On 07/27/12 7:15 AM, wiki-list@phizz.demon.co.uk wrote:
wikimail@inbox.org wrote:
On Fri, Jul 27, 2012 at 3:35 AM, Ray Saintongesaintonge@telus.net wrote:
I don't see that joint authorship enters into this at all. I think it's safe to assume that the one holding the camera is the one making the creative decisions about the photos.
Then continue to advise people that they are the sole owner of a photograph just because they clicked the shutter.
My advice is that the law isn't that simple, and that blanket statements of that type are quite often incorrect.
Suppose I take a photo of someone jumping over a hurdle. Most likely I'd alter the raw image somewhat. At least change the white balance, the colour saturation and mid grey point, but I might also change perspective, clone out some elements, blur other parts, maybe de-emphasis the colour is some other areas. The resulting image may be rather different to the image that was originally recorded.

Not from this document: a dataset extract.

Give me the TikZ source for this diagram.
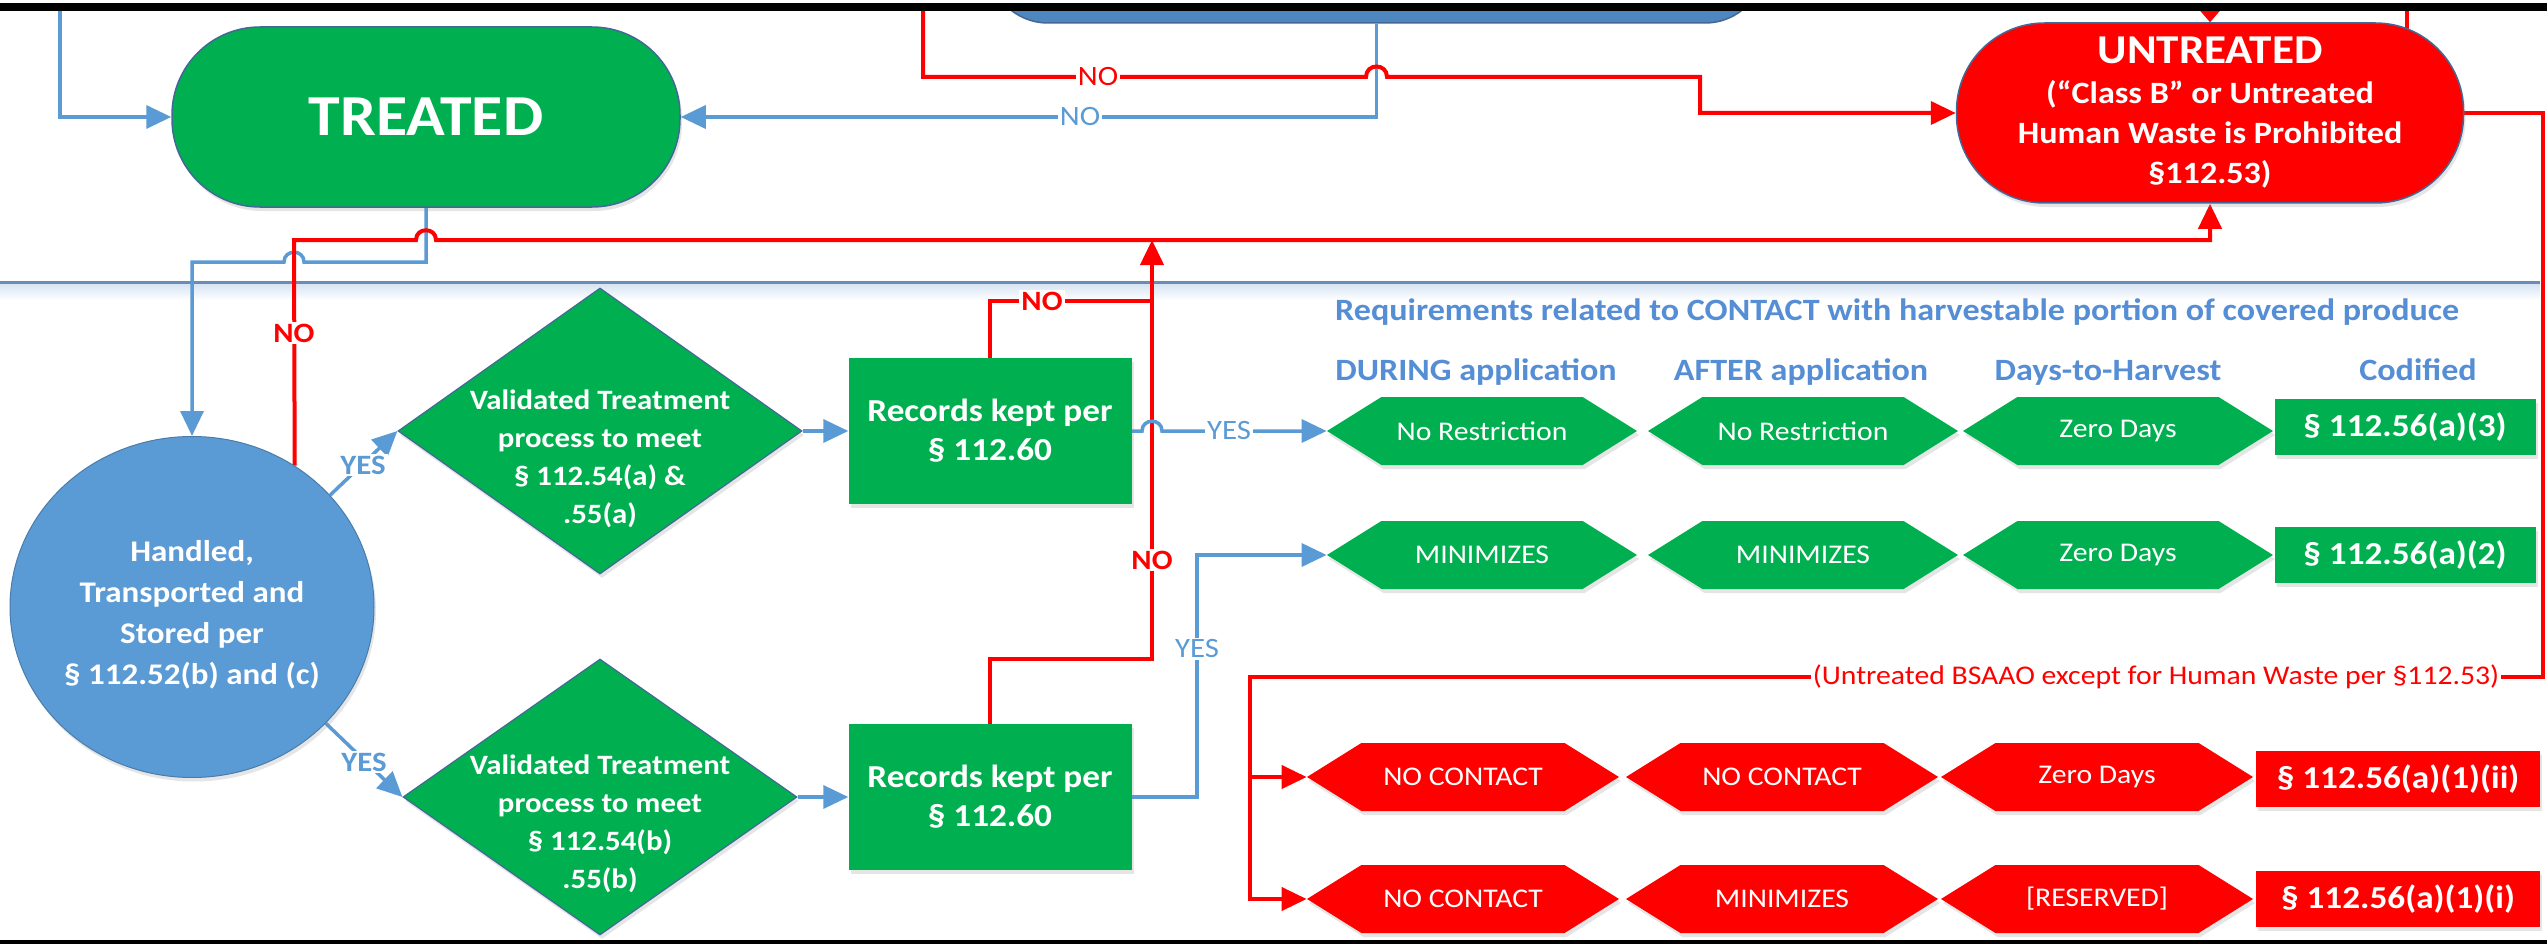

Now asuppose that the I who takes the photo is not the same I that does the post-processing.
I suppose that, like any good Wikimedian, we like to balance ourselves on the edge cases. We can imagine many. The underlying case would be IOC vs. Uploader. These other points about joint authorship and photo editing really have more bearing on the identity of the defendant. They could possibly arise, but at this stage they just obscure the main issue.